Swiss compulsory education is comprised of primary school and lower-secondary school, which is also referred to as lower-secondary level.
Lower-secondary level is followed by upper-secondary level, which is considered post-compulsory education. In Switzerland, there are two main sectors at upper-secondary level: general education (baccalaureate schools and specialised schools) and vocational education and training (vocational schools).
What is the difference between tertiary-level A and tertiary-level B?
These are obsolete terms that used to be used to distinguish between two sectors at tertiary level in Switzerland:
‘Tertiary-level A’ was the previous term used to refer to the Swiss higher education sector, which is comprised of two federal institutes of technology (ETHZ and EPFL), ten cantonal universities, seven public and two private universities of applied sciences and a large number of universities of teacher education. The Swiss higher education sector offers Bachelor’s degrees, Master’s degrees and PhDs. Admission to federal institutes of technology and cantonal universities is generally open to graduates of baccalaureate schools (i.e. holders of the academic baccalaureate); admission to universities of applied sciences is generally open to graduates of vocational schools who obtain the federal vocational baccalaureate in addition to the standard Federal VET Diploma; holders of the academic baccalaureate or specialised baccalaureate may also enrol in Swiss UAS but admission is usually subject to additional admission requirements; admission to universities of teacher education is generally open to holders of the academic baccalaureate or to holders of the specialised baccalaureate who specialise in pedagogy.

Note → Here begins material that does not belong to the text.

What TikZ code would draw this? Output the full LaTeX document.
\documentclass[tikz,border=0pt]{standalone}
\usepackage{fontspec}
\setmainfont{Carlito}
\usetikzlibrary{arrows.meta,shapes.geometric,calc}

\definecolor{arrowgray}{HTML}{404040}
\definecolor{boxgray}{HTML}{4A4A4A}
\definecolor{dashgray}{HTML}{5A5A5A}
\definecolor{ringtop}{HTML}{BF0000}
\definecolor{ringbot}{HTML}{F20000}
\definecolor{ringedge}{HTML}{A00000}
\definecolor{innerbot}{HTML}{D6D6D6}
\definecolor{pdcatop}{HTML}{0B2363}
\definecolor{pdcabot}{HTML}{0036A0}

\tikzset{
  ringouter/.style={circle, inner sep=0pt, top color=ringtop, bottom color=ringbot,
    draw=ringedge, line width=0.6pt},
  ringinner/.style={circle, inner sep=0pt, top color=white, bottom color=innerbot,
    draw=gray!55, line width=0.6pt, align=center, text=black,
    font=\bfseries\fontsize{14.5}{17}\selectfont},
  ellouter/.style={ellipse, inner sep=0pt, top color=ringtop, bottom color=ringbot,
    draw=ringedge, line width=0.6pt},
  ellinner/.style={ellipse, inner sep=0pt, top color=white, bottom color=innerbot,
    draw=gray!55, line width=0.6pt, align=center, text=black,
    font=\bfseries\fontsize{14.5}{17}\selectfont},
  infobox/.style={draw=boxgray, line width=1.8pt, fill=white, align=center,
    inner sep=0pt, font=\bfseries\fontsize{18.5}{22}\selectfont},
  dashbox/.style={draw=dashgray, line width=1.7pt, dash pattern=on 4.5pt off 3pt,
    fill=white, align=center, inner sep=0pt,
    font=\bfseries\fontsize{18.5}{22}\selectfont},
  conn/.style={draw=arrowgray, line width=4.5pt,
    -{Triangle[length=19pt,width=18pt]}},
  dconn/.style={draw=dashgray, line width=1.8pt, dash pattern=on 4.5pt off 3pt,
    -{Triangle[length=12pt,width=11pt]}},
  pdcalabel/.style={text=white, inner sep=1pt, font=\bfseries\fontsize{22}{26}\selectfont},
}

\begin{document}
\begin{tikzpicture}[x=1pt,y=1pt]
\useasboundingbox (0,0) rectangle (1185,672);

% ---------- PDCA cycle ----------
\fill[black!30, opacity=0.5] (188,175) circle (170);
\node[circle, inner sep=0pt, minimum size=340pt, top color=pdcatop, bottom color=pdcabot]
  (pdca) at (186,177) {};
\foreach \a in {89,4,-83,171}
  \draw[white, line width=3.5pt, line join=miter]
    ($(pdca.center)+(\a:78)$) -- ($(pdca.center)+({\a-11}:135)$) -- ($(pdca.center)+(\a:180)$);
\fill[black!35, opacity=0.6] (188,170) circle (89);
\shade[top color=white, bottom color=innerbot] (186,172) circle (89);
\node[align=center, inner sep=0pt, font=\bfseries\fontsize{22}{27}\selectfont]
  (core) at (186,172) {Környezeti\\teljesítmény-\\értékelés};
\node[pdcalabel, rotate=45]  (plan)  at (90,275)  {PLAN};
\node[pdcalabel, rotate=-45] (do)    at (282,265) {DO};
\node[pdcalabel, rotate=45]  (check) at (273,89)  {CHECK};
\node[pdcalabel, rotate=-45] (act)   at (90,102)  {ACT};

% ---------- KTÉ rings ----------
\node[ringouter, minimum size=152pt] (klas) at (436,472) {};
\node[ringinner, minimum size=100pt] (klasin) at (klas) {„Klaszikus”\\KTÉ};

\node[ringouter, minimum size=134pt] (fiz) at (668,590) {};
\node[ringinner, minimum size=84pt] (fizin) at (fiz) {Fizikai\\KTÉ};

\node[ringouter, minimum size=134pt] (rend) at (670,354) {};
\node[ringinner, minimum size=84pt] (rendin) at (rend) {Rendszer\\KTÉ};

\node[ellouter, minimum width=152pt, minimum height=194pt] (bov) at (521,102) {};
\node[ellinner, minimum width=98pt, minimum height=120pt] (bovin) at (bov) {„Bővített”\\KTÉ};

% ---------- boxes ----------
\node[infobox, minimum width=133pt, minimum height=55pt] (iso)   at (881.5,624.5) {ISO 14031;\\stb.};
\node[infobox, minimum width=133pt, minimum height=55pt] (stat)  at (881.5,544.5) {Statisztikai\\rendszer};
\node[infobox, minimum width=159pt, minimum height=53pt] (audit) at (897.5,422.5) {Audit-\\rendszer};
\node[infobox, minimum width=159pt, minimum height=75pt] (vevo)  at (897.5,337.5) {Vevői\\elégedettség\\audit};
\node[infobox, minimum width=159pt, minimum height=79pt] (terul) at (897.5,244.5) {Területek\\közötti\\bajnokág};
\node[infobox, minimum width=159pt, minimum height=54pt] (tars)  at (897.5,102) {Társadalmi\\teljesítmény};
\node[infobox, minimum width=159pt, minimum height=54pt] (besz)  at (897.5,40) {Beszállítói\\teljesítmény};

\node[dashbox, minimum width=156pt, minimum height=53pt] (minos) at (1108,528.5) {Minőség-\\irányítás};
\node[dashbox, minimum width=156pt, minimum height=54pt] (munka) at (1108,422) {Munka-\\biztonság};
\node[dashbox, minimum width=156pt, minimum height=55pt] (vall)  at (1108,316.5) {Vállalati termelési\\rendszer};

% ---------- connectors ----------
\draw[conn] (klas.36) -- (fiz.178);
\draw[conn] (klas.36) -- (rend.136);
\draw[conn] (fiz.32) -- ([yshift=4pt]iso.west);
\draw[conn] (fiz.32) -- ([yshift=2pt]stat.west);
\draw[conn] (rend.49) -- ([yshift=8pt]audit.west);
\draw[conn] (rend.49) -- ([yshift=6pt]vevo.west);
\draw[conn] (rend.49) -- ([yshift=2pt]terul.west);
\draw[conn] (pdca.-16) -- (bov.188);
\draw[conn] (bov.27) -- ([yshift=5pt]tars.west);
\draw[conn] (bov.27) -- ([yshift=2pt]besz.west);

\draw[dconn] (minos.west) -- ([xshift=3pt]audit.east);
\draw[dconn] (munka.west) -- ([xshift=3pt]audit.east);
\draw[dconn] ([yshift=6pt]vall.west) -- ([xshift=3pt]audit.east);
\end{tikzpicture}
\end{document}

‘Tertiary-level B’ was the previous term used to refer to non-university education and training at tertiary level, which in Switzerland is called ‘professional education’. The Swiss professional education sector is comprised of preparation for federal professional examinations (leading to issuance of a tertiary-level professional qualification) and tertiary-level study programmes at professional education institutions (which lead to issuance of a tertiary-level professional qualification). Generally speaking, the Swiss professional education sector offers graduates of Swiss vocational schools the opportunity to pursue more advanced training in their field.